▶ _Given exercise_
Repeat exactly the lines running from the first line of the data to the line containing "XAxis, YAxis, Legend", both ends included, and nothing else; drop the pictures.
____
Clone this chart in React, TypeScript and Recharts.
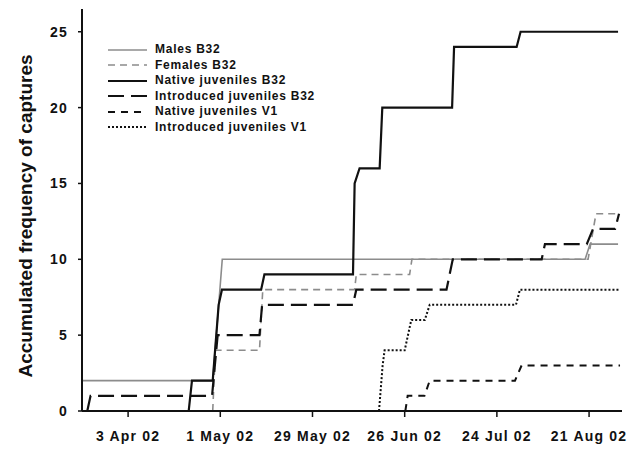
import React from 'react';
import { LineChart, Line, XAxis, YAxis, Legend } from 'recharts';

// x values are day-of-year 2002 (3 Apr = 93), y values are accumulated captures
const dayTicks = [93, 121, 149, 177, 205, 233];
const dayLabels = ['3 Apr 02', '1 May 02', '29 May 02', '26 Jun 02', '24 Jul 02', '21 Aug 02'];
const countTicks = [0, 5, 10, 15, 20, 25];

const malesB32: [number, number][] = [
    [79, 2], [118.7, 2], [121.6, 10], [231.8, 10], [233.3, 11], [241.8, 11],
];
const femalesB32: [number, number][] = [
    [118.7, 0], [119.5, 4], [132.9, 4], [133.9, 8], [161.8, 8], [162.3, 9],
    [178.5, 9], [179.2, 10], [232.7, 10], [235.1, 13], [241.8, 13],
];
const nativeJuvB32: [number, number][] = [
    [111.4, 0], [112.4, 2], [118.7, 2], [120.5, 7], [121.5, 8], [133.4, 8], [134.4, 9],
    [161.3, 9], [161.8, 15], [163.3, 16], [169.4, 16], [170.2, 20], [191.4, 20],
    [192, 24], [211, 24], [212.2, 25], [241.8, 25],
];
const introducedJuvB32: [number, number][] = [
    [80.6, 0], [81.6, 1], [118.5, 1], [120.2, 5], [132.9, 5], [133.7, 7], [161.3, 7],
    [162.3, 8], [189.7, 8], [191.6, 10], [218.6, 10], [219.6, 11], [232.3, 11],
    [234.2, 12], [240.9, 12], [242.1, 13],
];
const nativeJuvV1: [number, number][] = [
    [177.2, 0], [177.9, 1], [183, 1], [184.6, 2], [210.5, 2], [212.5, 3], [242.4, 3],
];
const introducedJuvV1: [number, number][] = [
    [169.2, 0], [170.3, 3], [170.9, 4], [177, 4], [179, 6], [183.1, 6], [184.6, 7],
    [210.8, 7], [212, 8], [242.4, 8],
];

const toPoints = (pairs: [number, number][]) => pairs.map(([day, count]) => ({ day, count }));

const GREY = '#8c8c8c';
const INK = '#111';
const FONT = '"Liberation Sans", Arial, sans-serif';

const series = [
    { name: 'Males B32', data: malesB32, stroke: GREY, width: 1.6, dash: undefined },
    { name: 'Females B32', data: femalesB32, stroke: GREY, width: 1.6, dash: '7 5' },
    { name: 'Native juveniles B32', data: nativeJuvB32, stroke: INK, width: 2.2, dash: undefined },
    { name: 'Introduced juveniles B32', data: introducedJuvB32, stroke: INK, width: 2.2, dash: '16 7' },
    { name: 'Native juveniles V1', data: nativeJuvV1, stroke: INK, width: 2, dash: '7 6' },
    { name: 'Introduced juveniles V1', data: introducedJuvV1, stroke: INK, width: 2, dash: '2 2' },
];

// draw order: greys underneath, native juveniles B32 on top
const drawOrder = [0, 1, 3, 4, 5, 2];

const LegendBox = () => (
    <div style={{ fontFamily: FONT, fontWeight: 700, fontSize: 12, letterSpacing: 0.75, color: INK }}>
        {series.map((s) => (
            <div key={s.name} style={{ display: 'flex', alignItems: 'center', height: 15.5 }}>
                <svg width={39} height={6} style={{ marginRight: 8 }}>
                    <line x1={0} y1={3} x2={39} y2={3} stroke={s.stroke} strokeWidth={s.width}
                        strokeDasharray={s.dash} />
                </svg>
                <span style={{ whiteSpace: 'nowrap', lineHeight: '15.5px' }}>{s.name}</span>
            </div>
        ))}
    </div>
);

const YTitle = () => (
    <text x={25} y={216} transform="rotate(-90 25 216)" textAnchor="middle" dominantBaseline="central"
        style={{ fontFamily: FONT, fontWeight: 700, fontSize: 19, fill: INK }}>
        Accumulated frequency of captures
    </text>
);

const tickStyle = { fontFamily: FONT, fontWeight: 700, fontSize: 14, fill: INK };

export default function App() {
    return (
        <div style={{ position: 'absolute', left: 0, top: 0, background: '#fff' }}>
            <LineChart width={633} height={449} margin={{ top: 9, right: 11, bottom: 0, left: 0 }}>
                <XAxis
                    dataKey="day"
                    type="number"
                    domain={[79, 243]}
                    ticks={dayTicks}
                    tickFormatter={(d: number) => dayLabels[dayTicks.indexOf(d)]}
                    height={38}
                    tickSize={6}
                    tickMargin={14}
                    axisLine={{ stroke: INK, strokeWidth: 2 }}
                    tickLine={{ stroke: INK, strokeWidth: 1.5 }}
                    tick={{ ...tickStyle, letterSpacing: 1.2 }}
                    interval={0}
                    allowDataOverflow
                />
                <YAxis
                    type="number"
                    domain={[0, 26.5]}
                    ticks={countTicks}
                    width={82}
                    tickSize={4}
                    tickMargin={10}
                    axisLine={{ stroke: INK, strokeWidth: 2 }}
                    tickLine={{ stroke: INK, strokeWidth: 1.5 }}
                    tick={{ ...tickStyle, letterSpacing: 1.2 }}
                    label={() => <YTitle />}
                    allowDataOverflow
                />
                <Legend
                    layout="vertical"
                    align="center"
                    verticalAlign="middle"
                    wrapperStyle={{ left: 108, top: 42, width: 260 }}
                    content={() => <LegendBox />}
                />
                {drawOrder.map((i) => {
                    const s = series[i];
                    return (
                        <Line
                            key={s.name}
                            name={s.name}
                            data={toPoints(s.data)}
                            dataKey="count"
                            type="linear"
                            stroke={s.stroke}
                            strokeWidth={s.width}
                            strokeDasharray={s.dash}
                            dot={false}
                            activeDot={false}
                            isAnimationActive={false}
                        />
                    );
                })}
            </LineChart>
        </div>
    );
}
____
▶ _Written answer_
Clone this chart in React, TypeScript and Recharts.
import React from 'react';
import { LineChart, Line, XAxis, YAxis, Legend } from 'recharts';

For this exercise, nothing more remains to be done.